The disappearance of November 26, 2008, terror attack witness Nuruddin Shaikh last week triggered panic in the rank and file of Mumbai police.
The prosecution anticipated that their case against two alleged local facilitators of the 26/11 attackers would not stand in the absence of the key witness.
Though Shaikh showed up late in the evening much to the respite of the police, the incident hastened a debate over the issue of extending state protection to invaluable witnesses in terror and gangland-related criminal cases.
It’s not that the police did not think about protecting witnesses before Shaikh’s disappearance. Rather, a witness protection scheme conceived and prepared by then additional commissioner of police (crime) Rakesh Maria [presently Joint Commissioner of Police (Crime)] six years ago following the Gateway of India blast in 2003, is yet to see the light of day.

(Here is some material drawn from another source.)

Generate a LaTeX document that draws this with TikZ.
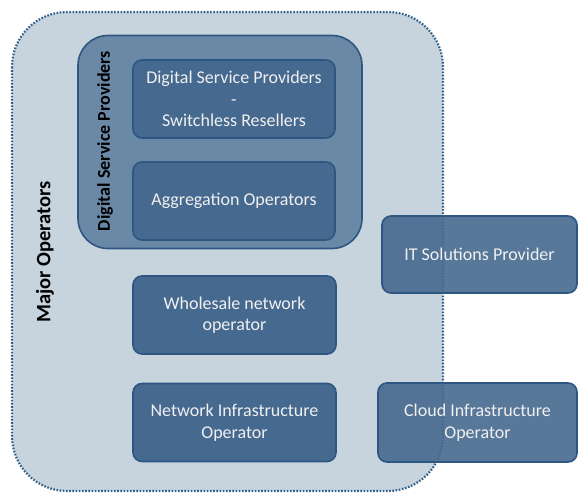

“It’s extremely important to protect key witnesses in grave criminal cases,” said Maria.
Public Prosecutor Ujjwal Nikam said witness protection is the need of the hour. Stressing the need for legal provisions, Nikam added that witnesses don’t like to depose against hardened criminals unless protected.
He said presently there is no legal provision in India for protecting witnesses, although the Law Commission had highlighted the issue right from its 14th report published in 1958.
The Supreme Court, too, had stressed the need for protecting witnesses in several cases.
However, things haven’t moved an inch in this regard. “The concept of protecting witnesses is at infant stage in our country,” said high court lawyer Rahul Thakur.
“In the US and the UK, witnesses are rehabilitated after giving them new identities if threat perceptions require so,” Thakur said.